As Robert puts it: “I never thought I’d have to explain to my daughters why daddy got arrested. How does one explain to two little girls that a computer got it wrong, but the police listened to it anyway?”
One should never have to. Lawmakers nationwide must stop law enforcement use of face recognition technology. This surveillance technology is dangerous when wrong, and it is dangerous when right.
First, as Robert’s experience painfully demonstrates, this technology clearly doesn’t work. Study after study has confirmed that face recognition technology is flawed and biased, with significantly higher error rates when used against people of color and women. And we have long warned that one false match can lead to an interrogation, arrest, and, especially for Black men like Robert, even a deadly police encounter. Given the technology’s flaws, and how widely it is being used by law enforcement today, Robert likely isn’t the first person to be wrongfully arrested because of this technology. He’s just the first person we’re learning about.
That brings us to the second danger.

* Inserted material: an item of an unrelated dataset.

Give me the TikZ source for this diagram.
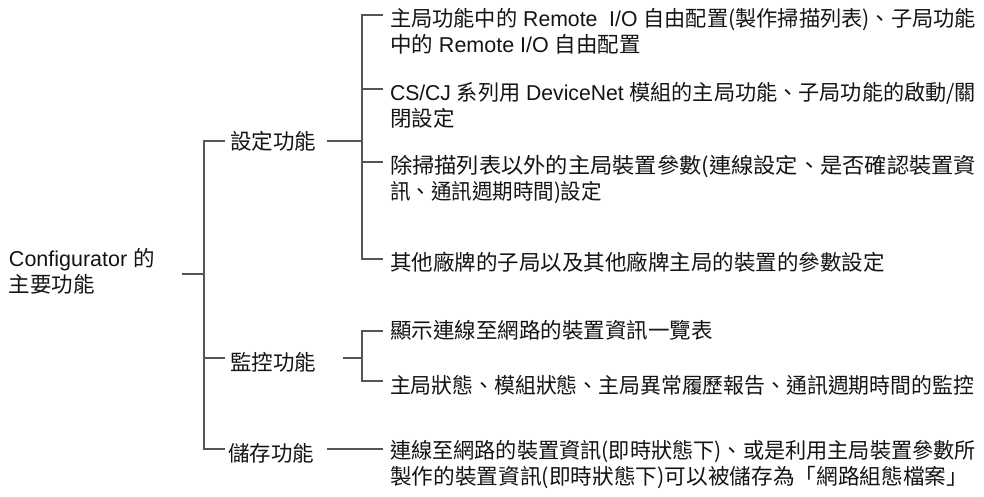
\documentclass[tikz,border=0pt]{standalone}
\usepackage{fontspec}
\usepackage{graphicx}
\setmainfont{Noto Sans CJK TC}
\newfontfamily\lat{Liberation Sans}
\definecolor{linec}{RGB}{85,85,85}
\definecolor{txtc}{RGB}{20,20,20}
\newcommand{\fsz}{\fontsize{21.5}{26}\selectfont}
\newcommand{\ml}[1]{\begin{tabular}[t]{@{}l@{}}#1\end{tabular}}
\newcommand{\fw}[2]{\resizebox{#1}{\height}{#2}}
\tikzset{
  lbl/.style={anchor=base west, inner sep=0pt, outer sep=0pt, text=txtc, font=\fsz},
  conn/.style={draw=linec, line width=1.8pt, line cap=butt, line join=miter}
}
\begin{document}
\begin{tikzpicture}[x=1pt,y=-1pt]
\useasboundingbox (0,0) rectangle (984,496);
\fill[white] (0,0) rectangle (984,496);

% ---- texts ----
\node[lbl] (root) at (9,266) {\ml{{\lat Configurator }的\\主要功能}};
\node[lbl] (set) at (230,149) {設定功能};
\node[lbl] (mon) at (230,370) {監控功能};
\node[lbl] (sto) at (228,461) {儲存功能};

\node[lbl] (s1) at (390,26) {\ml{\fw{586pt}{主局功能中的{\lat\ Remote\ \ I/O }自由配置(製作掃描列表)、子局功能}\\中的{\lat\ Remote I/O }自由配置}};
\node[lbl] (s2) at (390,100) {\ml{\fw{586pt}{{\lat CS/CJ }系列用{\lat\ DeviceNet }模組的主局功能、子局功能的啟動/關}\\閉設定}};
\node[lbl] (s3) at (390,173) {\ml{\fw{586pt}{除掃描列表以外的主局裝置參數(連線設定、是否確認裝置資}\\\fw{212pt}{訊、通訊週期時間)設定}}};
\node[lbl] (s4) at (390,270) {其他廠牌的子局以及其他廠牌主局的裝置的參數設定};
\node[lbl] (m1) at (390,338) {顯示連線至網路的裝置資訊一覽表};
\node[lbl] (m2) at (390,393) {\fw{584pt}{主局狀態、模組狀態、主局異常履歷報告、通訊週期時間的監控}};
\node[lbl] (t1) at (390,458) {\ml{\fw{586pt}{連線至網路的裝置資訊(即時狀態下)、或是利用主局裝置參數所}\\\fw{578pt}{製作的裝置資訊(即時狀態下)可以被儲存為「網路組態檔案」}}};

% ---- junction coordinates ----
\coordinate (rs) at (182,274);
\coordinate (mj) at (204,274);
\coordinate (mt) at (204,141);
\coordinate (mm) at (204,358);
\coordinate (mb) at (204,449);

\coordinate (sa) at (327,141);
\coordinate (sj) at (362,141);
\coordinate (st) at (362,15);
\coordinate (s2j) at (362,89);
\coordinate (s3j) at (362,162);
\coordinate (sb) at (362,259);

\coordinate (ma) at (343,358);
\coordinate (mj2) at (362,358);
\coordinate (mt2) at (362,331);
\coordinate (mb2) at (362,381);

\coordinate (ta) at (327,449);

% ---- connectors ----
\draw[conn] (rs) -- (mj);
\draw[conn] ([xshift=-5pt]mt -| set.west) -- (mt) -- (mb) -- ([xshift=-3pt]mb -| sto.west);
\draw[conn] (mm) -- ([xshift=-5pt]mm -| mon.west);

\draw[conn] (sa) -- (sj);
\draw[conn] ([xshift=-7pt]st -| s1.west) -- (st) -- (sb) -- ([xshift=-7pt]sb -| s4.west);
\draw[conn] (s2j) -- ([xshift=-7pt]s2j -| s2.west);
\draw[conn] (s3j) -- ([xshift=-7pt]s3j -| s3.west);

\draw[conn] (ma) -- (mj2);
\draw[conn] ([xshift=-7pt]mt2 -| m1.west) -- (mt2) -- (mb2) -- ([xshift=-7pt]mb2 -| m2.west);

\draw[conn] (ta) -- ([xshift=-7pt]ta -| t1.west);
\end{tikzpicture}
\end{document}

This surveillance technology is often used in secret, without any oversight. Had Robert not heard a glib comment from the officer who was interrogating him, he likely never would have known that his ordeal stemmed from a false face recognition match. In fact, people are almost never told when face recognition has identified them as a suspect. The FBI reportedly used this technology hundreds of thousands of times — yet couldn’t even clearly answer whether it notified people arrested as a result of the technology. To make matters worse, law enforcement officials have stonewalled efforts to obtain documents about the government’s actions, ignoring a court order and stonewalling multiple requests for case files providing more information about the shoddy investigation that led to Robert’s arrest.

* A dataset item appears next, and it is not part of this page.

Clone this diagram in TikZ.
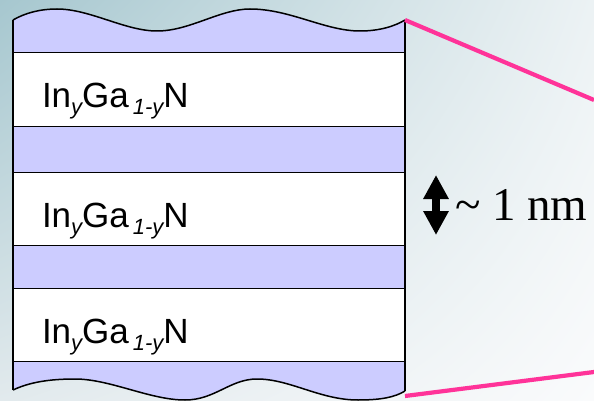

Third, Robert’s arrest demonstrates why claims that face recognition isn’t dangerous are far-removed from reality. Law enforcement has claimed that face recognition technology is only used as an investigative lead and not as the sole basis for arrest. But once the technology falsely identified Robert, there was no real investigation. On the computer’s erroneous say-so, people can get ensnared in the Kafkaesque nightmare that is our criminal legal system. Every step the police take after an identification — such as plugging Robert’s driver’s license photo into a poorly executed and rigged photo lineup — is informed by the false identification and tainted by the belief that they already have the culprit. They just need the other parts of the puzzle to fit. Evidence to the contrary — like the fact that Robert looks markedly unlike the suspect, or that he was leaving work in a town 40 minutes from Detroit at the time of the robbery — is likely to be dismissed, devalued, or simply never sought in the first place. And when defense attorneys start to point out that parts of the puzzle don’t fit, you get what we got in Robert’s case: a stony wall of bureaucratic silence.
Fourth, fixing the technology’s flaws won’t erase its dangers. Today, the cops showed up at Robert’s house because the algorithm got it wrong. Tomorrow, it could be because a perfectly accurate algorithm identified him at a protest the government didn’t like or in a neighborhood in which someone didn’t think he belonged. To address police brutality, we need to address the technologies that exacerbate it too. When you add a racist and broken technology to a racist and broken criminal legal system, you get racist and broken outcomes. When you add a perfect technology to a broken and racist legal system, you only automate that system’s flaws and render it a more efficient tool of oppression.
It is now more urgent than ever for our lawmakers to stop law enforcement use of face recognition technology. What happened to the Williams’ family should not happen to another family. Our taxpayer dollars should not go toward surveillance technologies that can be abused to harm us, track us wherever we go, and turn us into suspects simply because we got a state ID.